In a small elementary school classroom, in the middle of Detroit, I see those creative opportunities embracing African-Americans once again. Phette Hollins Ogburn sat at a table with the production team as the movie casting call “Sext Messaging”; based on her book of the same name, was in full swing. Each actor and actress auditioned as if standing before Spike Lee himself. Phette examined each actor and actress with great scrutiny. Bringing the characters of her book to life is an exciting process. The excitement in the room was thick but tempered by the professionalism of all involved. One audition given by a seasoned veteran was especially moving. I won’t say who gave it but I can assure you. You will see it again. Before leaving, I noticed those waiting for their turn in a separate room. Some had been there over an hour and would gladly wait another hour for their opportunity. It was written all over them. Some engaged in small talk to ease each other’s nerves. Some just sat and mentally prepared themselves. Through this room ran the road to the life each of them wanted and none of them was leaving that road until their names were called and they had the opportunity to audition. I immediately thought about all of the African-Americans who auditioned at the Apollo theater in Harlem during the Harlem Renaissance. Many of them probably had the same thoughts these people are having right now. Gifted performers seeking their chance.
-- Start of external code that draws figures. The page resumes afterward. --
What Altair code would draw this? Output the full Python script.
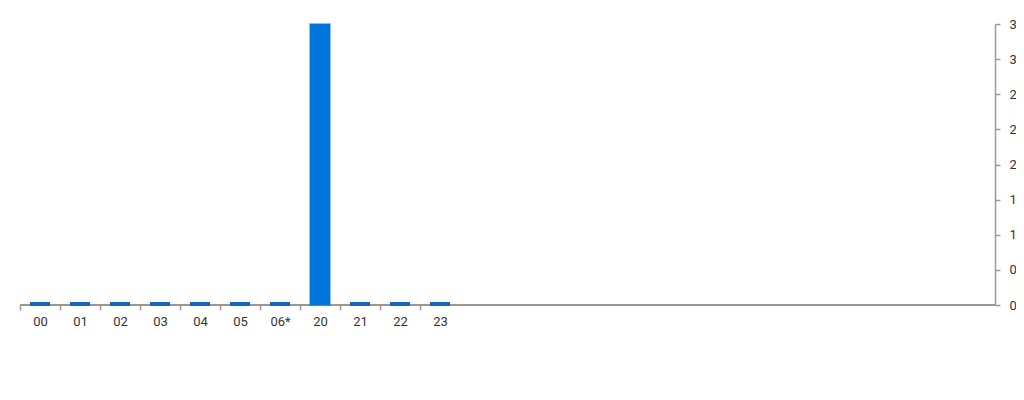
import altair as alt
import pandas as pd

hours = ["00", "01", "02", "03", "04", "05", "06*", "20", "21", "22", "23"]
counts = [0, 0, 0, 0, 0, 0, 0, 3, 0, 0, 0]
y_ticks = [0, 0.375, 0.75, 1.125, 1.5, 1.875, 2.25, 2.625, 3]

df = pd.DataFrame({"hour": hours, "count": counts})

W, H = 975, 281
FONT = "Roboto"
AXIS_GREY = "#999999"
LABEL = "#333333"

xscale = alt.Scale(domain=hours, range=[0, 440], paddingInner=0.5, paddingOuter=0.25)
yscale = alt.Scale(domain=[0, 3], nice=False)

xaxis = alt.Axis(title=None, domain=False, tickColor=AXIS_GREY, tickSize=5, tickWidth=1.5,
                 tickOffset=-20, labelOffset=20, labelAngle=0, labelFont=FONT, labelFontSize=13,
                 labelColor=LABEL, labelPadding=5, grid=False)
yaxis = alt.Axis(title=None, orient="right", values=y_ticks, format=".0f", domainColor=AXIS_GREY,
                 domainWidth=1.5, tickColor=AXIS_GREY, tickSize=5, tickWidth=1.5, labelFont=FONT,
                 labelFontSize=13, labelColor=LABEL, labelPadding=9, grid=False)

base = alt.Chart(df)

baseline = base.mark_rule(color=AXIS_GREY, strokeWidth=1.5).encode(
    x=alt.value(0), x2=alt.value(W), y=alt.value(H)
)

bars = base.transform_filter("datum.count > 0").mark_bar(
    color="#0075DB", stroke="#0075DB", strokeOpacity=0.45, strokeWidth=2
).encode(
    x=alt.X("hour:N", scale=xscale, axis=xaxis, sort=hours),
    y=alt.Y("count:Q", scale=yscale, axis=yaxis),
)

stubs = base.transform_filter("datum.count == 0").mark_tick(
    color="#1565C0", thickness=4, size=20, opacity=1, yOffset=-1
).encode(
    x=alt.X("hour:N", scale=xscale, axis=xaxis, sort=hours),
    y=alt.Y("count:Q", scale=yscale, axis=yaxis),
)

chart = alt.layer(baseline, bars, stubs).properties(
    width=W, height=H,
    autosize=alt.AutoSizeParams(type="none"),
    padding={"left": 12, "top": 16, "right": 21, "bottom": 60},
).configure_view(stroke=None)

chart.save("out.html", embed_options={"renderer": "svg", "actions": False})
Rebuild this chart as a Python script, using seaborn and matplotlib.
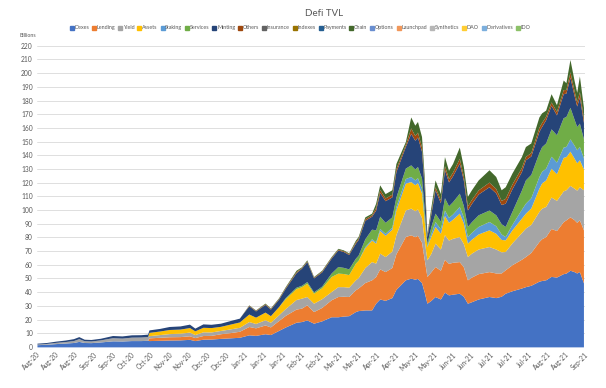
import pandas as pd
import numpy as np
import matplotlib
matplotlib.use('Agg')
import matplotlib.pyplot as plt
from matplotlib.lines import Line2D
import seaborn as sns

# 日付 (チャートから読み取り)
dates = ["2020-08-01", "2020-08-08", "2020-08-15", "2020-08-22", "2020-08-28", "2020-09-01",
         "2020-09-05", "2020-09-10", "2020-09-17", "2020-09-26", "2020-10-03", "2020-10-10",
         "2020-10-17", "2020-10-22", "2020-10-23", "2020-10-31", "2020-11-07", "2020-11-15",
         "2020-11-22", "2020-11-26", "2020-12-02", "2020-12-08", "2020-12-15", "2020-12-22",
         "2020-12-29", "2021-01-05", "2021-01-10", "2021-01-17", "2021-01-21", "2021-01-27",
         "2021-02-01", "2021-02-09", "2021-02-13", "2021-02-17", "2021-02-22", "2021-02-28",
         "2021-03-07", "2021-03-12", "2021-03-16", "2021-03-20", "2021-03-25", "2021-03-27",
         "2021-04-01", "2021-04-06", "2021-04-09", "2021-04-12", "2021-04-16", "2021-04-21",
         "2021-04-24", "2021-05-01", "2021-05-05", "2021-05-08", "2021-05-10", "2021-05-13",
         "2021-05-15", "2021-05-17", "2021-05-20", "2021-05-23", "2021-05-27", "2021-05-30",
         "2021-06-02", "2021-06-05", "2021-06-10", "2021-06-13", "2021-06-16", "2021-06-19",
         "2021-06-24", "2021-07-02", "2021-07-07", "2021-07-11", "2021-07-14", "2021-07-19",
         "2021-07-26", "2021-07-29", "2021-08-02", "2021-08-08", "2021-08-10", "2021-08-13",
         "2021-08-17", "2021-08-21", "2021-08-26", "2021-08-28", "2021-08-31", "2021-09-03",
         "2021-09-05", "2021-09-07", "2021-09-10"]

# 各カテゴリのTVL (billions)
dexes = [1.6, 1.9, 2.4, 2.8, 3.2, 4.0, 3.2, 3.1, 3.6, 4.4, 4.3, 4.6, 4.6, 4.8, 4.6, 4.8, 5.0, 5.1,
         5.5, 4.6, 5.6, 5.7, 6.2, 6.6, 7.0, 8.8, 8.4, 9.6, 9.0, 12.0, 14.5, 18.0, 18.5, 19.7, 17.3, 19.0,
         22.0, 22.0, 22.5, 22.8, 25.8, 26.5, 27.0, 27.0, 31.9, 35.0, 34.0, 36.0, 42.0, 49.0, 50.2, 49.5,
         50.0, 47.0, 40.0, 31.9, 34.0, 36.8, 35.0, 40.0, 38.0, 38.5, 39.2, 37.0, 31.9, 33.0, 35.0, 36.8,
         36.0, 37.0, 39.2, 41.0, 43.0, 44.0, 45.0, 48.0, 48.5, 49.0, 51.5, 51.0, 53.5, 53.9, 56.0, 55.0,
         54.0, 55.0, 46.8]
lending = [0, 0, 0, 0, 0, 0, 0, 0, 0, 0, 0, 0, 0, 0, 2.0, 2.2, 2.4, 2.4,
           2.6, 2.2, 2.7, 2.7, 3.4, 3.8, 4.4, 6.1, 5.5, 6.4, 5.6, 7.2, 8.5, 9.6, 9.8, 11.0, 8.5, 9.8,
           12.4, 14.8, 14.5, 14.0, 15.9, 16.5, 20.0, 22.0, 19.5, 22.0, 21.0, 22.0, 26.0, 31.6, 31.7, 31.0,
           31.5, 29.5, 24.0, 19.5, 21.0, 21.9, 21.0, 24.0, 23.0, 23.3, 23.1, 21.5, 17.1, 18.0, 18.5, 18.2,
           18.0, 17.0, 17.1, 19.0, 21.0, 22.0, 24.0, 29.0, 30.5, 31.6, 35.0, 34.0, 38.0, 38.9, 39.0, 38.0,
           37.0, 37.8, 38.7]
yield_ = [0.5, 0.6, 0.9, 1.1, 1.4, 2.0, 1.3, 1.2, 1.5, 2.3, 2.1, 2.5, 2.6, 2.7, 1.6, 2.0, 2.3, 2.5,
          2.7, 2.2, 2.7, 2.5, 2.4, 2.7, 2.9, 3.6, 3.2, 3.8, 3.4, 4.2, 5.0, 7.0, 7.3, 6.1, 6.1, 6.4,
          6.0, 7.2, 7.0, 6.8, 7.3, 7.6, 11.0, 13.3, 9.8, 11.5, 11.0, 12.0, 14.0, 19.4, 19.5, 19.0,
          19.3, 18.0, 14.0, 12.2, 13.5, 17.1, 15.5, 18.0, 17.0, 17.5, 18.3, 17.0, 17.0, 17.5, 18.0, 18.3,
          17.5, 15.5, 13.4, 16.0, 19.5, 20.8, 20.5, 22.0, 22.3, 22.0, 23.0, 22.0, 22.5, 22.0, 23.0, 23.0,
          23.5, 24.2, 29.3]
assets = [0, 0, 0, 0, 0, 0, 0, 0, 0, 0, 0, 0, 0, 0, 2.4, 2.6, 3.0, 3.0,
          3.3, 2.7, 3.3, 3.2, 3.0, 3.5, 3.9, 5.5, 4.6, 5.6, 4.8, 6.0, 7.2, 8.0, 8.4, 9.7, 7.3, 8.0,
          11.0, 9.9, 9.6, 9.2, 12.2, 12.6, 14.5, 15.7, 14.6, 16.5, 15.5, 16.0, 18.0, 19.6, 19.4, 19.0,
          19.2, 18.0, 14.0, 9.7, 12.5, 12.2, 11.5, 14.0, 13.0, 14.0, 17.1, 15.0, 9.8, 10.2, 11.0, 12.2,
          11.5, 9.0, 8.5, 9.5, 10.5, 10.9, 12.0, 17.0, 18.5, 19.4, 21.0, 19.5, 24.5, 24.2, 25.0, 22.0,
          20.0, 19.7, 15.2]
staking = [0, 0, 0, 0, 0, 0, 0, 0, 0, 0, 0, 0, 0, 0, 0, 0, 0, 0,
           0, 0, 0, 0, 0, 0, 0, 0, 0, 0, 0, 0, 0, 0, 0, 0, 0, 0,
           0, 0, 0, 0, 0, 0, 0.8, 1.0, 1.0, 1.5, 1.5, 1.5, 2.5, 3.4, 3.7, 3.5,
           3.6, 3.3, 2.5, 0.8, 2.2, 3.6, 3.2, 4.0, 3.6, 3.8, 4.9, 4.3, 4.8, 5.0, 5.5, 6.1,
           5.5, 4.0, 2.4, 4.0, 6.5, 7.3, 7.5, 8.5, 8.5, 8.6, 8.8, 8.5, 7.5, 7.4, 9.0, 9.5,
           9.5, 9.7, 8.0]
services = [0, 0, 0, 0, 0, 0, 0, 0, 0, 0, 0, 0, 0, 0, 0, 0, 0, 0,
            0, 0, 0, 0, 0, 0, 0, 0, 0, 0, 0, 0, 0.8, 1.0, 1.0, 1.2, 1.0, 1.2,
            2.5, 4.8, 4.5, 4.2, 3.6, 3.8, 5.7, 7.0, 8.7, 9.0, 8.0, 7.5, 7.0, 7.6, 8.5, 8.0,
            8.2, 7.6, 6.0, 1.7, 5.0, 6.1, 5.6, 9.0, 8.5, 9.0, 9.7, 8.5, 7.4, 7.8, 8.5, 8.4,
            8.0, 7.5, 7.4, 9.5, 14.0, 17.0, 17.0, 17.5, 18.0, 18.4, 20.0, 20.0, 21.5, 21.9, 23.0, 19.0,
            17.0, 17.1, 14.0]
minting = [0.6, 0.7, 0.9, 1.1, 1.4, 1.5, 1.1, 1.1, 1.2, 1.6, 1.6, 1.7, 1.7, 1.8, 1.8, 1.9, 2.2, 2.3,
           2.5, 2.0, 2.5, 2.4, 2.3, 2.6, 2.8, 6.0, 4.6, 5.6, 4.8, 5.4, 6.8, 10.6, 12.5, 14.6, 10.2, 10.4,
           10.9, 12.1, 11.6, 10.5, 11.0, 11.4, 13.5, 9.5, 14.5, 17.4, 15.8, 14.6, 18.5, 15.8, 23.0, 21.0,
           21.5, 19.5, 16.0, 4.8, 9.4, 17.1, 13.5, 20.5, 17.4, 18.9, 22.0, 18.5, 12.0, 13.3, 15.2, 17.0,
           16.0, 14.0, 17.0, 16.5, 13.5, 14.7, 13.5, 15.5, 14.7, 17.0, 17.2, 14.5, 17.5, 17.1, 22.0, 17.5,
           15.0, 19.0, 12.0]
others = [0, 0, 0, 0, 0, 0, 0, 0, 0, 0, 0, 0, 0, 0, 0, 0, 0, 0,
          0, 0, 0, 0, 0, 0, 0, 0.4, 0.4, 0.5, 0.5, 0.5, 0.6, 0.8, 0.5, 0.6, 0.5, 0.6,
          0.6, 0.6, 0.6, 0.6, 1.0, 1.0, 1.2, 1.0, 2.0, 2.2, 2.0, 2.0, 2.2, 1.6, 4.0, 3.5,
          3.6, 3.3, 2.5, 0.8, 1.5, 2.2, 2.0, 3.0, 2.5, 2.7, 3.5, 3.0, 3.0, 3.0, 3.0, 3.4,
          3.2, 3.0, 3.5, 3.5, 3.0, 2.5, 2.5, 3.0, 3.0, 2.5, 2.5, 2.5, 3.0, 2.6, 4.0, 3.5,
          3.0, 4.0, 3.0]
chain = [0, 0, 0, 0, 0, 0, 0, 0, 0, 0, 0, 0, 0, 0, 0, 0, 0, 0,
         0, 0, 0, 0, 0, 0, 0, 0.3, 0.3, 0.5, 0.4, 0.5, 0.6, 1.0, 0.5, 0.7, 0.5, 0.6,
         0.6, 0.6, 0.6, 0.6, 1.2, 1.2, 1.3, 1.2, 3.0, 3.3, 3.2, 3.2, 3.8, 2.0, 8.0, 7.5,
         7.8, 7.5, 5.5, 1.6, 3.5, 5.0, 4.7, 6.5, 6.0, 6.3, 8.2, 7.0, 7.0, 7.0, 7.3, 9.0,
         8.8, 7.8, 8.5, 8.0, 8.0, 7.2, 7.0, 7.5, 7.0, 4.5, 6.0, 5.0, 7.0, 5.0, 9.0, 7.5,
         7.0, 11.5, 8.0]

# 凡例の全カテゴリ (Insurance 以降の細い系列は図から読めないので凡例のみ)
categories = ['Dexes', 'Lending', 'Yield', 'Assets', 'Staking', 'Services', 'Minting', 'Others',
              'Insurance', 'Indexes', 'Payments', 'Chain', 'Options', 'Launchpad', 'Synthetics',
              'DAO', 'Derivatives', 'IDO']
colors = ['#4472C4', '#ED7D31', '#A5A5A5', '#FFC000', '#5B9BD5', '#70AD47', '#264478', '#9E480E',
          '#636363', '#997300', '#255E91', '#43682B', '#698ED0', '#F1975A', '#B7B7B7', '#FFCD33',
          '#7CAFDD', '#8CC168']
color_map = dict(zip(categories, colors))

df = pd.DataFrame({
    'Dexes': dexes, 'Lending': lending, 'Yield': yield_, 'Assets': assets,
    'Staking': staking, 'Services': services, 'Minting': minting, 'Others': others,
    'Chain': chain,
}, index=pd.to_datetime(dates))

sns.set_theme(style='white')
plt.rcParams['font.family'] = ['Lato', 'DejaVu Sans']
text_grey = '#595959'

fig = plt.figure(figsize=(6.06, 3.88), dpi=100)
ax = fig.add_axes([0.061, 0.106, 0.904, 0.776])

ax.stackplot(df.index, [df[c].values for c in df.columns],
             colors=[color_map[c] for c in df.columns], linewidth=0)

ax.set_ylim(0, 220)
ax.set_yticks(np.arange(0, 221, 10))
ax.set_xlim(pd.Timestamp('2020-08-01'), pd.Timestamp('2021-09-10'))
ticks = pd.date_range('2020-08-01', periods=30, freq='14D')
ax.set_xticks(ticks)
ax.set_xticklabels([t.strftime('%b-%y') for t in ticks], rotation=45, ha='right',
                   rotation_mode='anchor')
ax.tick_params(axis='both', labelsize=4.8, colors=text_grey, length=0, pad=3)
ax.grid(axis='y', color='#D9D9D9', linewidth=0.6)
ax.set_axisbelow(True)
for s in ax.spines.values():
    s.set_visible(False)

fig.text(0.535, 0.965, 'Defi TVL', ha='center', va='center', fontsize=7, color=text_grey)
fig.text(0.033, 0.908, 'Billions', ha='left', va='center', fontsize=3.8, color=text_grey)

handles = [Line2D([], [], marker='s', linestyle='', markersize=2.5, color=color_map[c])
           for c in categories]
fig.legend(handles, categories, loc='center', bbox_to_anchor=(0.495, 0.928), ncol=18,
           frameon=False, fontsize=3.9, handletextpad=0.1, columnspacing=0.5,
           handlelength=0.8, labelcolor=text_grey)

plt.savefig('out.png', dpi=100, facecolor='white')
I drove away still clinging to what I had just witnessed. One woman’s book becoming an opportunity for many in Detroit is uplifting. The following day proved even more uplifting and it all started with an addiction.
My addiction for a good cup of coffee is well-known. You can always find me anywhere that has a great Mocha and I found myself at Biggby Coffee on Woodward near Wayne State University. Upon entering the shop, the smell of coffee filled my nose. My eyes however, glimpsed the sight of a few familiar faces. T Elice and Adra Robins were hosting their Fall edition of Coffee, Arts, and Entertainment Forum. I’ve missed several forums prior to this one but this time I was in the building! In between speakers, I was greeted by my fellow writers and colleagues. I quickly made my way to the counter to purchase my Mocha and noticed the big smile of Quincy L. Lewis. His book “Off The Block” was just released and his Tuesday blog talk radio show “Straight From E-Block” was giving his listeners all they could handle. Quincy and I always get in a good laugh before the business of networking whenever we run into each other. WXYZ Channel 7 Public Affairs Director Chuck Stokes was in the building as well. Chuck Stokes is as visible in the community as he is on TV. His commitment to the city is unquestioned. Local actress and personality A.J. Williams was present. You can see her in a new stage play “What Shall I Do?” Starting this Friday Nov. 11th at the Charles H Wright African-American Museum. Also on November 11th Versandra Kennebrew will be releasing her new book “The Art of Reinventing You”. And they are not the only artist with a big weekend ahead.
Job losses have given some people time to explore their creative expression. For some, the time has come to reap the benefits of perfecting their craft. In Detroit, that time is right now. Me and all of the people I have mentioned in this blog are part of the new Detroit Renaissance. Much like our predecessors in Harlem during the 1920’s and 1930’s, we are committed to what Langston Hughes called “The expression of our dark-skinned selves.” That alone should tell you that these are exciting times here in Detroit. I consider myself blessed to be a part of it! Holla if you hear me!